Summary and Discussion
Over 70 UX metrics are divided into attitudinal (how people feel) and action (what people do) categories, as well as task-level (measured multiple times typically in a study) and study-level (measured once per study or collected retrospectively in a survey) categories.
It can be an overwhelming list. We recommend learning to get comfortable with four metrics that together address many research questions:
- Task Completion: Measures effectiveness by tracking whether users successfully complete tasks.
- Single Ease Question (SEQ): A single post-task question assessment of ease of use.
- Task Time: A measure of efficiency, evaluating how long users take to complete a productivity task (or spend on an engagement task).
- UX-Lite: A two-item questionnaire that measures perceived ease of use and perceived usefulness, collected at the end of a usability study or in a retrospective survey.
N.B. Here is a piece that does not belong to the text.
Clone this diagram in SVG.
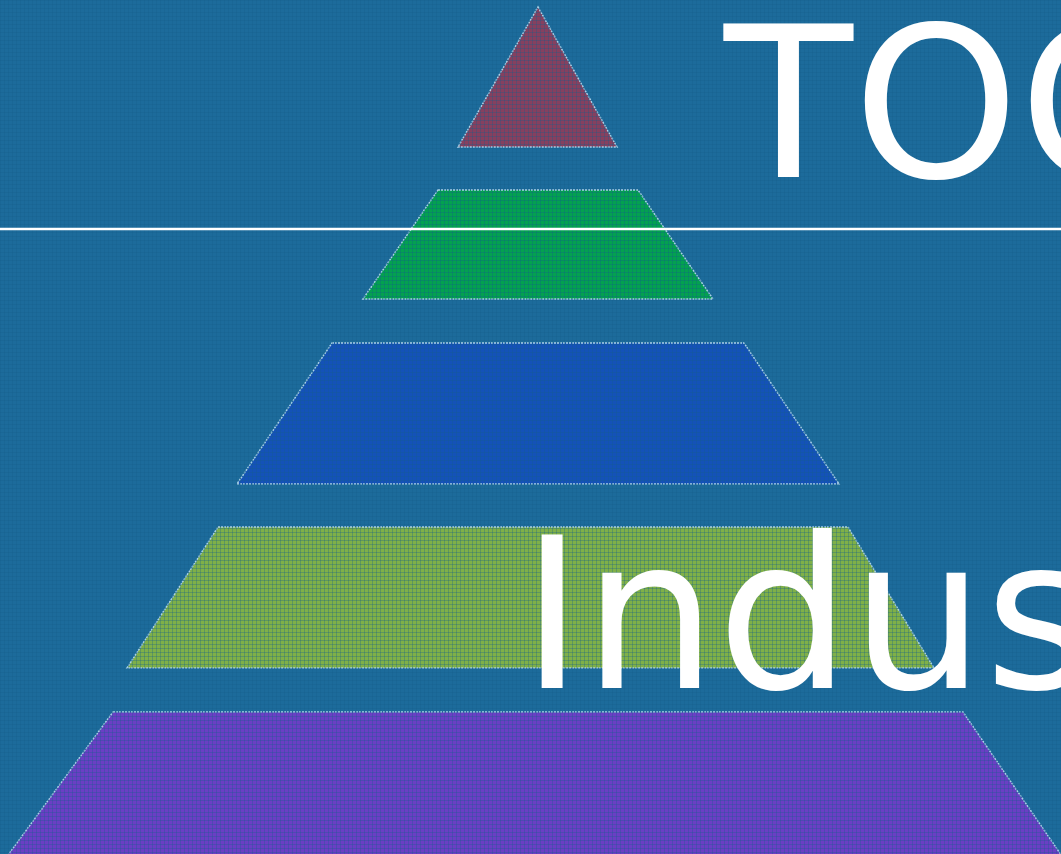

Getting comfortable with UX metrics means understanding what they are, when they’re used, how they’re measured, and how to interpret them (what’s good, average, and bad). Not coincidentally, these metrics reflect the three pillars of classic usability (effectiveness, satisfaction, and efficiency).
Attitudes and actions: These four metrics include a mix of measuring what people think/feel and do. The SEQ and UX-Lite are examples of attitudinal measures, and task completion and task time are examples of behavioral metrics.
Time is the least used of the four. Task time is used much less frequently, but when it’s the right tool for the job, you should be comfortable with its nuances. Because it’s often easy to collect without operator or user intervention, it acts as a good secondary measure for task completion and SEQ.
UX-Lite and SEQ can be collected in a task-based or retrospective study. It’s not always possible or even desirable to collect data in a task-based study. The UX-Lite and SEQ can both be collected in task-based studies or retrospectively.